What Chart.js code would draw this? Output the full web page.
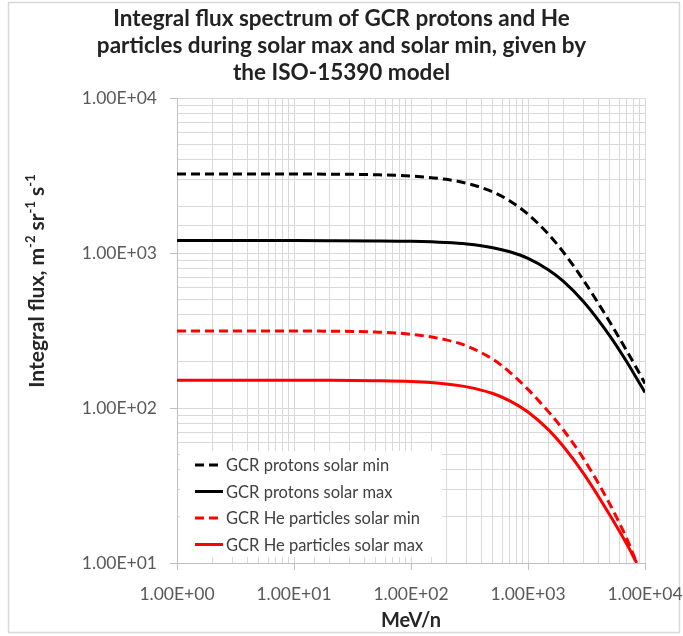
<!DOCTYPE html>
<html><head><meta charset="utf-8">
<script src="https://cdn.jsdelivr.net/npm/chart.js@4/dist/chart.umd.min.js"></script>
<style>html,body{margin:0;padding:0;background:#fff;} #wrap{width:683px;height:636px;}</style>
</head><body><div id="wrap"><canvas id="c" width="683" height="636"></canvas></div>
<script>
const energies = [1, 2, 5, 10, 20, 50, 100, 200, 300, 500, 700, 1000, 1500, 2000, 3000, 5000, 7000, 8500, 10000];
const protonsSolarMin = [3236, 3236, 3235, 3232, 3226, 3198, 3137, 2986, 2817, 2476, 2166, 1779, 1318, 1015, 662, 359, 233, 180, 144];
const protonsSolarMax = [1202, 1202, 1202, 1202, 1201, 1197, 1189, 1168, 1142, 1082, 1018, 923, 778, 658, 483, 292, 198, 155, 126];
const heSolarMin = [314, 314, 314, 314, 313, 309, 299, 275, 251, 206.5, 170, 131.8, 94.4, 72.4, 46.8, 24.0, 14.3, 10, null];
const heSolarMax = [151, 151, 151, 151, 150.9, 149.9, 148.0, 142.9, 136.9, 124.0, 111.2, 94.2, 72.2, 56.6, 37.6, 20.4, 13.2, 10, null];
const seriesNames = ['GCR protons solar min', 'GCR protons solar max', 'GCR He particles solar min', 'GCR He particles solar max'];
const xTickLabels = ['1.00E+00', '1.00E+01', '1.00E+02', '1.00E+03', '1.00E+04'];
const yTickLabels = ['1.00E+01', '1.00E+02', '1.00E+03', '1.00E+04'];
const titleLines = ['Integral flux spectrum of GCR protons and He', 'particles during solar max and solar min, given by', 'the ISO-15390 model'];
const xTitle = 'MeV/n';
// y-axis title pieces: [text, isSuperscript]
const yTitleParts = [['Integral flux, m', false], ['-2', true], [' sr', false], ['-1', true], [' s', false], ['-1', true]];

function pts(arr) {
  const out = [];
  energies.forEach((e, i) => { if (arr[i] !== null) out.push({x: e, y: arr[i]}); });
  return out;
}
function decade(v) {
  const e = Math.log10(v);
  return Math.abs(e - Math.round(e)) < 1e-9 ? Math.round(e) : null;
}
const FONT = "Lato, 'Open Sans', sans-serif";

const frame = {
  id: 'frame',
  beforeDraw(chart) {
    const c = chart.ctx;
    c.save();
    c.fillStyle = '#fff';
    c.fillRect(0, 0, chart.width, chart.height);
    c.strokeStyle = '#d9d9d9';
    c.lineWidth = 1.5;
    c.strokeRect(8.5, 2.5, 671, 630);
    c.restore();
  }
};
const boxLegend = {
  id: 'boxLegend',
  beforeDatasetsDraw(chart) {
    const c = chart.ctx;
    const a = chart.chartArea;
    c.save();
    c.fillStyle = '#fff';
    c.fillRect(a.left + 3, 451, 262, 106);
    c.font = '16.5px ' + FONT;
    c.textBaseline = 'middle';
    chart.data.datasets.forEach((ds, i) => {
      const y = 465 + i * 26.5;
      c.beginPath();
      c.setLineDash(ds.borderDash || []);
      c.strokeStyle = ds.borderColor;
      c.lineWidth = 3;
      c.moveTo(a.left + 18, y);
      c.lineTo(a.left + 46, y);
      c.stroke();
      c.setLineDash([]);
      c.fillStyle = '#404040';
      c.fillText(ds.label, a.left + 49, y + 1);
    });
    c.restore();
  }
};
const yAxisTitle = {
  id: 'yAxisTitle',
  afterDraw(chart) {
    const c = chart.ctx;
    const main = 'bold 21px ' + FONT, sup = 'bold 13px ' + FONT;
    c.save();
    let total = 0;
    yTitleParts.forEach(([t, s]) => { c.font = s ? sup : main; total += c.measureText(t).width; });
    c.translate(37, 281);
    c.rotate(-Math.PI / 2);
    c.fillStyle = '#262626';
    c.textBaseline = 'middle';
    let x = -total / 2;
    yTitleParts.forEach(([t, s]) => {
      c.font = s ? sup : main;
      c.fillText(t, x, s ? -6 : 0);
      x += c.measureText(t).width;
    });
    c.restore();
  }
};

const mk = (label, arr, color, dash) => ({
  label, data: pts(arr), borderColor: color, backgroundColor: color,
  borderWidth: 3, borderDash: dash, pointRadius: 0, fill: false,
  cubicInterpolationMode: 'monotone'
});

new Chart(document.getElementById('c'), {
  type: 'line',
  data: {
    datasets: [
      mk(seriesNames[0], protonsSolarMin, '#000000', [9, 5]),
      mk(seriesNames[1], protonsSolarMax, '#000000', []),
      mk(seriesNames[2], heSolarMin, '#ff0000', [9, 5]),
      mk(seriesNames[3], heSolarMax, '#ff0000', [])
    ]
  },
  options: {
    responsive: false,
    animation: false,
    devicePixelRatio: 1,
    layout: {padding: 0},
    plugins: {
      legend: {display: false},
      tooltip: {enabled: false},
      title: {
        display: true, text: titleLines, color: '#222',
        font: {family: FONT, size: 22.5, weight: 'bold', lineHeight: 1.2},
        padding: {top: 5, bottom: 12}
      }
    },
    scales: {
      x: {
        type: 'logarithmic', min: 1, max: 10000,
        border: {color: '#bfbfbf'},
        grid: {color: '#d9d9d9', tickLength: 7,
          tickColor: (ctx) => (ctx.tick && decade(ctx.tick.value) !== null) ? '#bfbfbf' : 'rgba(0,0,0,0)'},
        ticks: {autoSkip: false, maxRotation: 0, padding: 14, color: '#595959',
          font: {family: FONT, size: 17.5},
          callback: (v) => { const d = decade(v); return d === null ? '' : xTickLabels[d]; }},
        title: {display: true, text: xTitle, color: '#262626',
          font: {family: FONT, size: 20, weight: 'bold'}, padding: {top: 0, bottom: 3}},
        afterFit: (s) => { s.height = 73; s.paddingLeft = 0; s.paddingRight = 38; }
      },
      y: {
        type: 'logarithmic', min: 10, max: 10000,
        border: {color: '#bfbfbf'},
        grid: {color: '#d9d9d9', tickLength: 7,
          tickColor: (ctx) => (ctx.tick && decade(ctx.tick.value) !== null) ? '#bfbfbf' : 'rgba(0,0,0,0)'},
        ticks: {autoSkip: false, padding: 13, color: '#595959',
          font: {family: FONT, size: 17.5},
          callback: (v) => { const d = decade(v); return d === null ? '' : yTickLabels[d - 1]; }},
        title: {display: false},
        afterFit: (s) => { s.width = 177; s.paddingTop = 0; s.paddingBottom = 0; }
      }
    }
  },
  plugins: [frame, boxLegend, yAxisTitle]
});
</script></body></html>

● Problem: Are you able to set down all the lines above exactly, without any pictures?

● Written response:
What Chart.js code would draw this? Output the full web page.
<!DOCTYPE html>
<html><head><meta charset="utf-8">
<script src="https://cdn.jsdelivr.net/npm/chart.js@4/dist/chart.umd.min.js"></script>
<style>html,body{margin:0;padding:0;background:#fff;} #wrap{width:683px;height:636px;}</style>
</head><body><div id="wrap"><canvas id="c" width="683" height="636"></canvas></div>
<script>
const energies = [1, 2, 5, 10, 20, 50, 100, 200, 300, 500, 700, 1000, 1500, 2000, 3000, 5000, 7000, 8500, 10000];
const protonsSolarMin = [3236, 3236, 3235, 3232, 3226, 3198, 3137, 2986, 2817, 2476, 2166, 1779, 1318, 1015, 662, 359, 233, 180, 144];
const protonsSolarMax = [1202, 1202, 1202, 1202, 1201, 1197, 1189, 1168, 1142, 1082, 1018, 923, 778, 658, 483, 292, 198, 155, 126];
const heSolarMin = [314, 314, 314, 314, 313, 309, 299, 275, 251, 206.5, 170, 131.8, 94.4, 72.4, 46.8, 24.0, 14.3, 10, null];
const heSolarMax = [151, 151, 151, 151, 150.9, 149.9, 148.0, 142.9, 136.9, 124.0, 111.2, 94.2, 72.2, 56.6, 37.6, 20.4, 13.2, 10, null];
const seriesNames = ['GCR protons solar min', 'GCR protons solar max', 'GCR He particles solar min', 'GCR He particles solar max'];
const xTickLabels = ['1.00E+00', '1.00E+01', '1.00E+02', '1.00E+03', '1.00E+04'];
const yTickLabels = ['1.00E+01', '1.00E+02', '1.00E+03', '1.00E+04'];
const titleLines = ['Integral flux spectrum of GCR protons and He', 'particles during solar max and solar min, given by', 'the ISO-15390 model'];
const xTitle = 'MeV/n';
// y-axis title pieces: [text, isSuperscript]
const yTitleParts = [['Integral flux, m', false], ['-2', true], [' sr', false], ['-1', true], [' s', false], ['-1', true]];

function pts(arr) {
  const out = [];
  energies.forEach((e, i) => { if (arr[i] !== null) out.push({x: e, y: arr[i]}); });
  return out;
}
function decade(v) {
  const e = Math.log10(v);
  return Math.abs(e - Math.round(e)) < 1e-9 ? Math.round(e) : null;
}
const FONT = "Lato, 'Open Sans', sans-serif";

const frame = {
  id: 'frame',
  beforeDraw(chart) {
    const c = chart.ctx;
    c.save();
    c.fillStyle = '#fff';
    c.fillRect(0, 0, chart.width, chart.height);
    c.strokeStyle = '#d9d9d9';
    c.lineWidth = 1.5;
    c.strokeRect(8.5, 2.5, 671, 630);
    c.restore();
  }
};
const boxLegend = {
  id: 'boxLegend',
  beforeDatasetsDraw(chart) {
    const c = chart.ctx;
    const a = chart.chartArea;
    c.save();
    c.fillStyle = '#fff';
    c.fillRect(a.left + 3, 451, 262, 106);
    c.font = '16.5px ' + FONT;
    c.textBaseline = 'middle';
    chart.data.datasets.forEach((ds, i) => {
      const y = 465 + i * 26.5;
      c.beginPath();
      c.setLineDash(ds.borderDash || []);
      c.strokeStyle = ds.borderColor;
      c.lineWidth = 3;
      c.moveTo(a.left + 18, y);
      c.lineTo(a.left + 46, y);
      c.stroke();
      c.setLineDash([]);
      c.fillStyle = '#404040';
      c.fillText(ds.label, a.left + 49, y + 1);
    });
    c.restore();
  }
};
const yAxisTitle = {
  id: 'yAxisTitle',
  afterDraw(chart) {
    const c = chart.ctx;
    const main = 'bold 21px ' + FONT, sup = 'bold 13px ' + FONT;
    c.save();
    let total = 0;
    yTitleParts.forEach(([t, s]) => { c.font = s ? sup : main; total += c.measureText(t).width; });
    c.translate(37, 281);
    c.rotate(-Math.PI / 2);
    c.fillStyle = '#262626';
    c.textBaseline = 'middle';
    let x = -total / 2;
    yTitleParts.forEach(([t, s]) => {
      c.font = s ? sup : main;
      c.fillText(t, x, s ? -6 : 0);
      x += c.measureText(t).width;
    });
    c.restore();
  }
};

const mk = (label, arr, color, dash) => ({
  label, data: pts(arr), borderColor: color, backgroundColor: color,
  borderWidth: 3, borderDash: dash, pointRadius: 0, fill: false,
  cubicInterpolationMode: 'monotone'
});

new Chart(document.getElementById('c'), {
  type: 'line',
  data: {
    datasets: [
      mk(seriesNames[0], protonsSolarMin, '#000000', [9, 5]),
      mk(seriesNames[1], protonsSolarMax, '#000000', []),
      mk(seriesNames[2], heSolarMin, '#ff0000', [9, 5]),
      mk(seriesNames[3], heSolarMax, '#ff0000', [])
    ]
  },
  options: {
    responsive: false,
    animation: false,
    devicePixelRatio: 1,
    layout: {padding: 0},
    plugins: {
      legend: {display: false},
      tooltip: {enabled: false},
      title: {
        display: true, text: titleLines, color: '#222',
        font: {family: FONT, size: 22.5, weight: 'bold', lineHeight: 1.2},
        padding: {top: 5, bottom: 12}
      }
    },
    scales: {
      x: {
        type: 'logarithmic', min: 1, max: 10000,
        border: {color: '#bfbfbf'},
        grid: {color: '#d9d9d9', tickLength: 7,
          tickColor: (ctx) => (ctx.tick && decade(ctx.tick.value) !== null) ? '#bfbfbf' : 'rgba(0,0,0,0)'},
        ticks: {autoSkip: false, maxRotation: 0, padding: 14, color: '#595959',
          font: {family: FONT, size: 17.5},
          callback: (v) => { const d = decade(v); return d === null ? '' : xTickLabels[d]; }},
        title: {display: true, text: xTitle, color: '#262626',
          font: {family: FONT, size: 20, weight: 'bold'}, padding: {top: 0, bottom: 3}},
        afterFit: (s) => { s.height = 73; s.paddingLeft = 0; s.paddingRight = 38; }
      },
      y: {
        type: 'logarithmic', min: 10, max: 10000,
        border: {color: '#bfbfbf'},
        grid: {color: '#d9d9d9', tickLength: 7,
          tickColor: (ctx) => (ctx.tick && decade(ctx.tick.value) !== null) ? '#bfbfbf' : 'rgba(0,0,0,0)'},
        ticks: {autoSkip: false, padding: 13, color: '#595959',
          font: {family: FONT, size: 17.5},
          callback: (v) => { const d = decade(v); return d === null ? '' : yTickLabels[d - 1]; }},
        title: {display: false},
        afterFit: (s) => { s.width = 177; s.paddingTop = 0; s.paddingBottom = 0; }
      }
    }
  },
  plugins: [frame, boxLegend, yAxisTitle]
});
</script></body></html>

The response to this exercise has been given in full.